J’en arrive ainsi à mettre le doigt sur une faille du système scientifique. Une université devrait être un lieu de liberté, où intelligence et créativité se livrent une saine émulation. Aujourd’hui, la crème de notre intelligentsia se voit contrainte de publier toujours plus vite des articles toujours plus rébarbatifs, que pratiquement personne ne lit. Cette entreprise garde son intérêt, j’en sais quelque chose, mais pourquoi n’offrons-nous pas aussi la possibilité à tous ces chercheurs d’écrire à l’occasion un livre agréable, où ils peuvent compiler tout ce qu’ils ont appris et compris ?

J’ai moi-même travaillé pendant quatre ans sur ce livre à mes risques et périls. C’est le temps qu’il m’a fallu pour m’imprégner de mon sujet, le dominer. Les universitaires, par nature, maîtrisent leur discipline. Pourquoi n’écrivent-ils donc pas de livres « grand public » ? Sans doute parce que personne ne les y encourage.

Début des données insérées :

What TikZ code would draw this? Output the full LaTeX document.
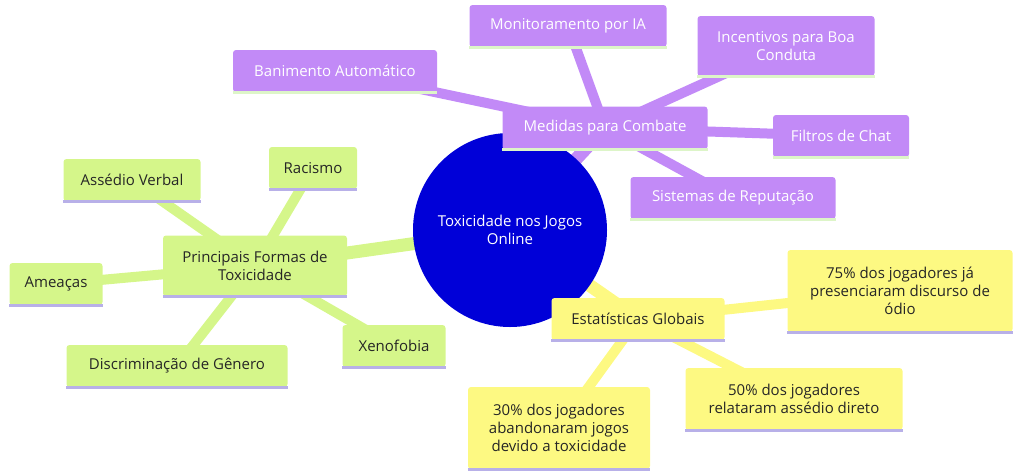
\documentclass[tikz,border=0pt]{standalone}
\usepackage{fontspec}
\setmainfont{Open Sans}
\definecolor{pur}{HTML}{C28AF7}
\definecolor{purl}{HTML}{DDF5C8}
\definecolor{grn}{HTML}{D5F68A}
\definecolor{yel}{HTML}{FDF982}
\definecolor{lav}{HTML}{B8B0E8}
\definecolor{cblue}{HTML}{0000D8}
\begin{document}
\begin{tikzpicture}[x=1pt,y=-1pt,
  box/.style={rounded corners=3pt,inner sep=0pt,align=center,font=\fontsize{15}{18}\selectfont},
  pbox/.style={box,fill=pur,text=white},
  gbox/.style={box,fill=grn,text=black!85},
  ybox/.style={box,fill=yel,text=black!85},
  pe/.style={pur,line width=#1},
  ge/.style={grn,line width=#1},
  ye/.style={yel,line width=#1}]
\useasboundingbox (0,0) rectangle (1024,475);
% coordinates
\coordinate (c) at (510,230);
\coordinate (m) at (605,128);
\coordinate (m1) at (568,26);
\coordinate (m2) at (786,46);
\coordinate (m3) at (335,71);
\coordinate (m4) at (841,136);
\coordinate (m5) at (733,198);
\coordinate (g) at (255,266);
\coordinate (g1) at (132,180);
\coordinate (g2) at (313,168);
\coordinate (g3) at (56,284);
\coordinate (g4) at (177,366);
\coordinate (g5) at (394,346);
\coordinate (y) at (638,319);
\coordinate (y1) at (900,291);
\coordinate (y2) at (794,399);
\coordinate (y3) at (559,428);
% edges
\draw[pe=13] (c) -- (m);
\foreach \t in {m1,m2,m3,m4,m5} \draw[pe=10] (m) -- (\t);
\draw[ge=13] (c) -- (g);
\foreach \t in {g1,g2,g3,g4,g5} \draw[ge=10] (g) -- (\t);
\draw[ye=13] (c) -- (y);
\foreach \t in {y1,y2,y3} \draw[ye=10] (y) -- (\t);
% center
\node[circle,fill=cblue,minimum size=194pt,text=white,align=center,font=\fontsize{15}{18}\selectfont] (ct) at (c) {Toxicidade nos Jogos\\Online};
% nodes
\node[pbox,minimum width=205pt,minimum height=43pt] (nm) at (m) {Medidas para Combate};
\node[pbox,minimum width=197pt,minimum height=42pt] (nm1) at (m1) {Monitoramento por IA};
\node[pbox,minimum width=177pt,minimum height=60pt] (nm2) at (m2) {Incentivos para Boa\\Conduta};
\node[pbox,minimum width=204pt,minimum height=42pt] (nm3) at (m3) {Banimento Automático};
\node[pbox,minimum width=136pt,minimum height=42pt] (nm4) at (m4) {Filtros de Chat};
\node[pbox,minimum width=205pt,minimum height=42pt] (nm5) at (m5) {Sistemas de Reputação};
\node[gbox,minimum width=184pt,minimum height=61pt] (ng) at (g) {Principais Formas de\\Toxicidade};
\node[gbox,minimum width=137pt,minimum height=42pt] (ng1) at (g1) {Assédio Verbal};
\node[gbox,minimum width=88pt,minimum height=42pt] (ng2) at (g2) {Racismo};
\node[gbox,minimum width=93pt,minimum height=42pt] (ng3) at (g3) {Ameaças};
\node[gbox,minimum width=221pt,minimum height=42pt] (ng4) at (g4) {Discriminação de Gênero};
\node[gbox,minimum width=103pt,minimum height=42pt] (ng5) at (g5) {Xenofobia};
\node[ybox,minimum width=173pt,minimum height=42pt] (ny) at (y) {Estatísticas Globais};
\node[ybox,minimum width=225pt,minimum height=82pt] (ny1) at (y1) {75\% dos jogadores já\\presenciaram discurso de\\ódio};
\node[ybox,minimum width=217pt,minimum height=62pt] (ny2) at (y2) {50\% dos jogadores\\relataram assédio direto};
\node[ybox,minimum width=182pt,minimum height=82pt] (ny3) at (y3) {30\% dos jogadores\\abandonaram jogos\\devido a toxicidade};
% bottom lines
\foreach \n in {nm,nm1,nm2,nm3,nm4,nm5} \draw[purl,line width=3pt] (\n.south west) -- (\n.south east);
\foreach \n in {ng,ng1,ng2,ng3,ng4,ng5,ny,ny1,ny2,ny3} \draw[lav,line width=3pt] (\n.south west) -- (\n.south east);
\end{tikzpicture}
\end{document}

Ne devrions-nous pas au moins leur offrir cette possibilité ? Et pourquoi ne pas instaurer un cours de narration historique pour stimuler dès le départ les étudiants à s’engager dans cette voie ?

À l’évidence, tout le monde ne peut être à la fois un grand chercheur et un grand écrivain, et nos métiers respectifs devront nécessairement rester complémentaires. Parallèlement, j’observe dans les cercles académiques une envie d’écrire plus librement. Mais le système ne changera pas de lui-même, les universitaires devront être le moteur de cette évolution.

Imaginez : des dizaines de grands professeurs renonçant aux mérites scientifiques pour écrire des ouvrages « grand public » révolutionnaires et captivants. Et, par conséquent, un système universitaire se trouvant forcé de l’accepter et de l’honorer. Peut-être Jelle Haemers et Lisa Demets seront-ils les premiers à la manœuvre, en grands amateurs de changements sociétaux « par le bas ». Alors seulement, ils pourront dire qu’ils ont vraiment écrit l’histoire.